Chapter 1

Illusions of control: the confidence trap

“Think it possible that you may be mistaken.”

Quaker Advices and Queries

IN OCTOBER 2008, Wendelin Wiedeking, Porsche’s chief executive, announced an imminent takeover of VW. Hedge funds that had bet on VW’s share price falling were confounded. Tearful fund managers confronted huge losses. Yet within six months, Porsche was almost bankrupt. In a humiliating reversal, VW turned the tables on the predatory Porsche, which lost its independence – when it had seemed to come within an ace of success. Porsche was ruined by overconfidence. Yet why was Porsche so sure? What made it believe that it could dominate a company 82 times its size?
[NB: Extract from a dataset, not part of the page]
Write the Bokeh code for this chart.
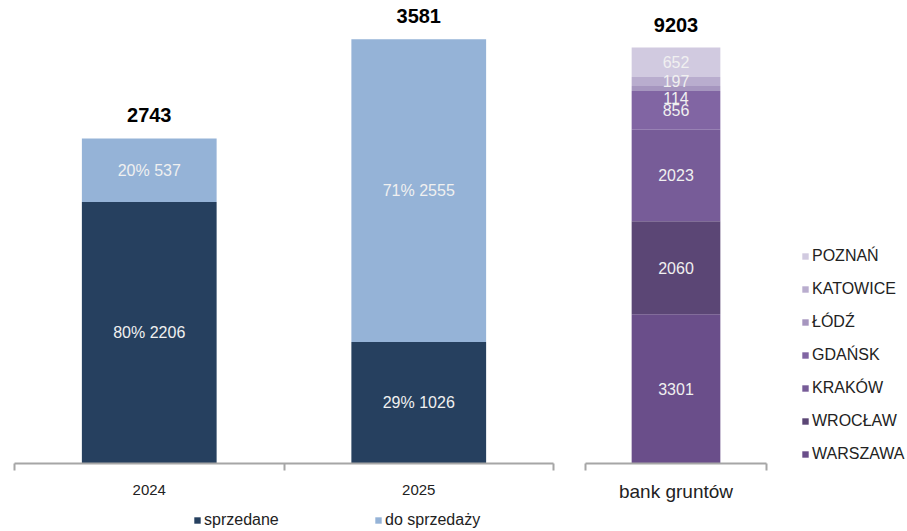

Calamity loves overconfidence. This chapter explores what causes overconfidence and how it can lead to calamity. The starting point is that most managers are confident to begin with. Repeated success makes them even more confident and therefore more prone to behaving recklessly – though without realising it. Business is a game of skill and luck. The important thing is not to depend too much on luck.

Illusions of control

In 1980, Shelly Taylor, a psychologist, published a controversial book entitled Positive Illusions.1 Taylor’s theme (supported by substantial research evidence) is that most people are out of touch with reality most of the time. For instance, whereas depression is popularly regarded as seeing things as worse than they are, Taylor argues that depression is seeing things as they are.